- [Stored data]:
--- Start ---

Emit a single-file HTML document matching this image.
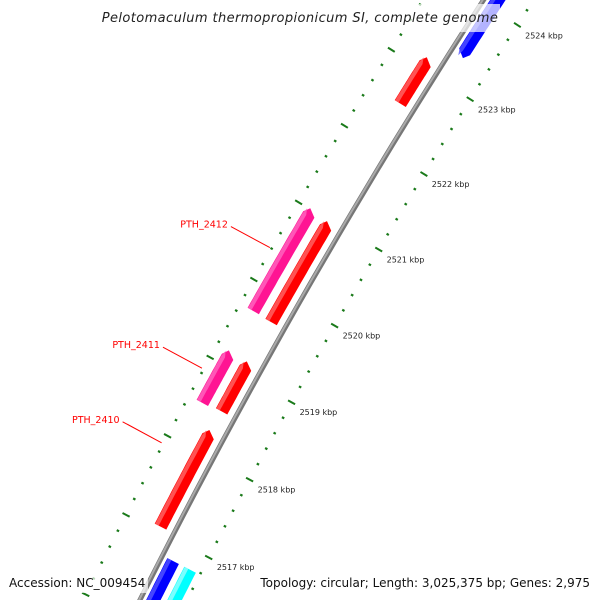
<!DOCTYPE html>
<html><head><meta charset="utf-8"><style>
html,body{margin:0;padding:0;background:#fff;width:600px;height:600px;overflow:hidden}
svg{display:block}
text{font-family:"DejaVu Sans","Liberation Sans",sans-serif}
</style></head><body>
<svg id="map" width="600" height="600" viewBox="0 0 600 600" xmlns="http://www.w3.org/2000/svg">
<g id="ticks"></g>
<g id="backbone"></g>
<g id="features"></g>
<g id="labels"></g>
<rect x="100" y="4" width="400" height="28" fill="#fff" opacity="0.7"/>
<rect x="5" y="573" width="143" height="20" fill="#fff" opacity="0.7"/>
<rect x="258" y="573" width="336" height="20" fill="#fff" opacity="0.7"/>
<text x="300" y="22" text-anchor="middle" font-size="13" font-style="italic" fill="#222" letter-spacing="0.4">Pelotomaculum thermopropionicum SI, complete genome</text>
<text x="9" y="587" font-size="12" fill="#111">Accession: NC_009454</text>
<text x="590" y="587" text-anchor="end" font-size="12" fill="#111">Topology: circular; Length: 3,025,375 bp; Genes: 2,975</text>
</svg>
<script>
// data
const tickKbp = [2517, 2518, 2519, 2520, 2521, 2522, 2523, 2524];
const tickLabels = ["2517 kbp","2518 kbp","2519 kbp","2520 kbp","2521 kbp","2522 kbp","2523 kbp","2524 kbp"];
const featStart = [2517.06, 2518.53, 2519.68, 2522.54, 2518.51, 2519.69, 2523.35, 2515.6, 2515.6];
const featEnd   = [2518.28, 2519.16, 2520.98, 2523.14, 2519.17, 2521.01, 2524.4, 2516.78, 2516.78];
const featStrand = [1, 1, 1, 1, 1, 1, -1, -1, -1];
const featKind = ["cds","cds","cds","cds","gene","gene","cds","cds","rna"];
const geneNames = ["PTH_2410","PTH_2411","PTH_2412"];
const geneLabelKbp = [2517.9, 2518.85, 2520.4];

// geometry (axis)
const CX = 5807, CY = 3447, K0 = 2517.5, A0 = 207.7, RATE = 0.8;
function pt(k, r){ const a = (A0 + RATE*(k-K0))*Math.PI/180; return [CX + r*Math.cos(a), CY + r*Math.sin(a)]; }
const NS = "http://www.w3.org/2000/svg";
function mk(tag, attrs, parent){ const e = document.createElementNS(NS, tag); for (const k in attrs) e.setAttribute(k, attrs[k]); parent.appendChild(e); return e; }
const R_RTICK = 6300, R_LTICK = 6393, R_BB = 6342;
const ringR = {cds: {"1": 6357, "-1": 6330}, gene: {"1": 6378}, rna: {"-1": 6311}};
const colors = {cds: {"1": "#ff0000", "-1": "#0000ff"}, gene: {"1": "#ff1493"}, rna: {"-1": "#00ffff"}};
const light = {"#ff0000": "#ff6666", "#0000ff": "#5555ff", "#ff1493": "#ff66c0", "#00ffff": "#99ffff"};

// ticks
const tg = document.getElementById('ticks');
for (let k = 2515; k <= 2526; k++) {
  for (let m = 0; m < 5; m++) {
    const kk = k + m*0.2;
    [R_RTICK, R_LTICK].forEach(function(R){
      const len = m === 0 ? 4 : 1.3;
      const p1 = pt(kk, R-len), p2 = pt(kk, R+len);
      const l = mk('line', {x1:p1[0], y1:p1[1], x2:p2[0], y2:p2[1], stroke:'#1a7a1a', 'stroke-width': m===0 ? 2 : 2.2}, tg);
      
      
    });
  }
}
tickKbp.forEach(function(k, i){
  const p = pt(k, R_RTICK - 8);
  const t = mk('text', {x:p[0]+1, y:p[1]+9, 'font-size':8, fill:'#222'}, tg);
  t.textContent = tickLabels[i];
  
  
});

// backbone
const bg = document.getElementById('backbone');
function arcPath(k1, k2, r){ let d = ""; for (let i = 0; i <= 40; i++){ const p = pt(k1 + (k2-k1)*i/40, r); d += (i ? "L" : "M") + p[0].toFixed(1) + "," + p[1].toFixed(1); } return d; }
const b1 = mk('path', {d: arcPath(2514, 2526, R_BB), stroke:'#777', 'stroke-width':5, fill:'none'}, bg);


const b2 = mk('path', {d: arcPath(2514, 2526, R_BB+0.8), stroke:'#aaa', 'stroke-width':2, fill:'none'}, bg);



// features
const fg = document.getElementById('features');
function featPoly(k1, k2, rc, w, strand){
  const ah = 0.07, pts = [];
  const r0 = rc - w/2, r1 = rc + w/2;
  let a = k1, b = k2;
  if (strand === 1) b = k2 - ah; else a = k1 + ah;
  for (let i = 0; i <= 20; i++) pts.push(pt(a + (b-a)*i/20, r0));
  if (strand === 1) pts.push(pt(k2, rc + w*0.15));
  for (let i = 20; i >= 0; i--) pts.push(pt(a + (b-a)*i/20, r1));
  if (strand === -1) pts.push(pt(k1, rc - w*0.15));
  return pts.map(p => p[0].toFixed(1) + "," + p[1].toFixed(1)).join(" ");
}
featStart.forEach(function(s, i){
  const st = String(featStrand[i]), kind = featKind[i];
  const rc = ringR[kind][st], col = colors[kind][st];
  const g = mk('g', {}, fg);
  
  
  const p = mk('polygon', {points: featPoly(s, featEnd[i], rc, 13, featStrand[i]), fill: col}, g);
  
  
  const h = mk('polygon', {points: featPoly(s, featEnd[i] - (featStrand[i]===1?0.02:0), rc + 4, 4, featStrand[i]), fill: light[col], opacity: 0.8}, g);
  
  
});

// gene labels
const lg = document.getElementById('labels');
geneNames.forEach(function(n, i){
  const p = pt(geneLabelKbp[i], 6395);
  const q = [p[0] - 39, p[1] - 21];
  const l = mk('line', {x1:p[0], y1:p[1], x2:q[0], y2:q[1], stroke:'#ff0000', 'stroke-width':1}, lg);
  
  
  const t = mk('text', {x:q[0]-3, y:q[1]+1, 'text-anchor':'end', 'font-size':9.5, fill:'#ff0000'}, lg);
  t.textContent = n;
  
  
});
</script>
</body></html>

--- End ---

- [Aim of the exercise]: Restate the listing above word for word, and skip the pictures.

- [Expected answer]:
Emit a single-file HTML document matching this image.
<!DOCTYPE html>
<html><head><meta charset="utf-8"><style>
html,body{margin:0;padding:0;background:#fff;width:600px;height:600px;overflow:hidden}
svg{display:block}
text{font-family:"DejaVu Sans","Liberation Sans",sans-serif}
</style></head><body>
<svg id="map" width="600" height="600" viewBox="0 0 600 600" xmlns="http://www.w3.org/2000/svg">
<g id="ticks"></g>
<g id="backbone"></g>
<g id="features"></g>
<g id="labels"></g>
<rect x="100" y="4" width="400" height="28" fill="#fff" opacity="0.7"/>
<rect x="5" y="573" width="143" height="20" fill="#fff" opacity="0.7"/>
<rect x="258" y="573" width="336" height="20" fill="#fff" opacity="0.7"/>
<text x="300" y="22" text-anchor="middle" font-size="13" font-style="italic" fill="#222" letter-spacing="0.4">Pelotomaculum thermopropionicum SI, complete genome</text>
<text x="9" y="587" font-size="12" fill="#111">Accession: NC_009454</text>
<text x="590" y="587" text-anchor="end" font-size="12" fill="#111">Topology: circular; Length: 3,025,375 bp; Genes: 2,975</text>
</svg>
<script>
// data
const tickKbp = [2517, 2518, 2519, 2520, 2521, 2522, 2523, 2524];
const tickLabels = ["2517 kbp","2518 kbp","2519 kbp","2520 kbp","2521 kbp","2522 kbp","2523 kbp","2524 kbp"];
const featStart = [2517.06, 2518.53, 2519.68, 2522.54, 2518.51, 2519.69, 2523.35, 2515.6, 2515.6];
const featEnd   = [2518.28, 2519.16, 2520.98, 2523.14, 2519.17, 2521.01, 2524.4, 2516.78, 2516.78];
const featStrand = [1, 1, 1, 1, 1, 1, -1, -1, -1];
const featKind = ["cds","cds","cds","cds","gene","gene","cds","cds","rna"];
const geneNames = ["PTH_2410","PTH_2411","PTH_2412"];
const geneLabelKbp = [2517.9, 2518.85, 2520.4];

// geometry (axis)
const CX = 5807, CY = 3447, K0 = 2517.5, A0 = 207.7, RATE = 0.8;
function pt(k, r){ const a = (A0 + RATE*(k-K0))*Math.PI/180; return [CX + r*Math.cos(a), CY + r*Math.sin(a)]; }
const NS = "http://www.w3.org/2000/svg";
function mk(tag, attrs, parent){ const e = document.createElementNS(NS, tag); for (const k in attrs) e.setAttribute(k, attrs[k]); parent.appendChild(e); return e; }
const R_RTICK = 6300, R_LTICK = 6393, R_BB = 6342;
const ringR = {cds: {"1": 6357, "-1": 6330}, gene: {"1": 6378}, rna: {"-1": 6311}};
const colors = {cds: {"1": "#ff0000", "-1": "#0000ff"}, gene: {"1": "#ff1493"}, rna: {"-1": "#00ffff"}};
const light = {"#ff0000": "#ff6666", "#0000ff": "#5555ff", "#ff1493": "#ff66c0", "#00ffff": "#99ffff"};

// ticks
const tg = document.getElementById('ticks');
for (let k = 2515; k <= 2526; k++) {
  for (let m = 0; m < 5; m++) {
    const kk = k + m*0.2;
    [R_RTICK, R_LTICK].forEach(function(R){
      const len = m === 0 ? 4 : 1.3;
      const p1 = pt(kk, R-len), p2 = pt(kk, R+len);
      const l = mk('line', {x1:p1[0], y1:p1[1], x2:p2[0], y2:p2[1], stroke:'#1a7a1a', 'stroke-width': m===0 ? 2 : 2.2}, tg);
      
      
    });
  }
}
tickKbp.forEach(function(k, i){
  const p = pt(k, R_RTICK - 8);
  const t = mk('text', {x:p[0]+1, y:p[1]+9, 'font-size':8, fill:'#222'}, tg);
  t.textContent = tickLabels[i];
  
  
});

// backbone
const bg = document.getElementById('backbone');
function arcPath(k1, k2, r){ let d = ""; for (let i = 0; i <= 40; i++){ const p = pt(k1 + (k2-k1)*i/40, r); d += (i ? "L" : "M") + p[0].toFixed(1) + "," + p[1].toFixed(1); } return d; }
const b1 = mk('path', {d: arcPath(2514, 2526, R_BB), stroke:'#777', 'stroke-width':5, fill:'none'}, bg);


const b2 = mk('path', {d: arcPath(2514, 2526, R_BB+0.8), stroke:'#aaa', 'stroke-width':2, fill:'none'}, bg);



// features
const fg = document.getElementById('features');
function featPoly(k1, k2, rc, w, strand){
  const ah = 0.07, pts = [];
  const r0 = rc - w/2, r1 = rc + w/2;
  let a = k1, b = k2;
  if (strand === 1) b = k2 - ah; else a = k1 + ah;
  for (let i = 0; i <= 20; i++) pts.push(pt(a + (b-a)*i/20, r0));
  if (strand === 1) pts.push(pt(k2, rc + w*0.15));
  for (let i = 20; i >= 0; i--) pts.push(pt(a + (b-a)*i/20, r1));
  if (strand === -1) pts.push(pt(k1, rc - w*0.15));
  return pts.map(p => p[0].toFixed(1) + "," + p[1].toFixed(1)).join(" ");
}
featStart.forEach(function(s, i){
  const st = String(featStrand[i]), kind = featKind[i];
  const rc = ringR[kind][st], col = colors[kind][st];
  const g = mk('g', {}, fg);
  
  
  const p = mk('polygon', {points: featPoly(s, featEnd[i], rc, 13, featStrand[i]), fill: col}, g);
  
  
  const h = mk('polygon', {points: featPoly(s, featEnd[i] - (featStrand[i]===1?0.02:0), rc + 4, 4, featStrand[i]), fill: light[col], opacity: 0.8}, g);
  
  
});

// gene labels
const lg = document.getElementById('labels');
geneNames.forEach(function(n, i){
  const p = pt(geneLabelKbp[i], 6395);
  const q = [p[0] - 39, p[1] - 21];
  const l = mk('line', {x1:p[0], y1:p[1], x2:q[0], y2:q[1], stroke:'#ff0000', 'stroke-width':1}, lg);
  
  
  const t = mk('text', {x:q[0]-3, y:q[1]+1, 'text-anchor':'end', 'font-size':9.5, fill:'#ff0000'}, lg);
  t.textContent = n;
  
  
});
</script>
</body></html>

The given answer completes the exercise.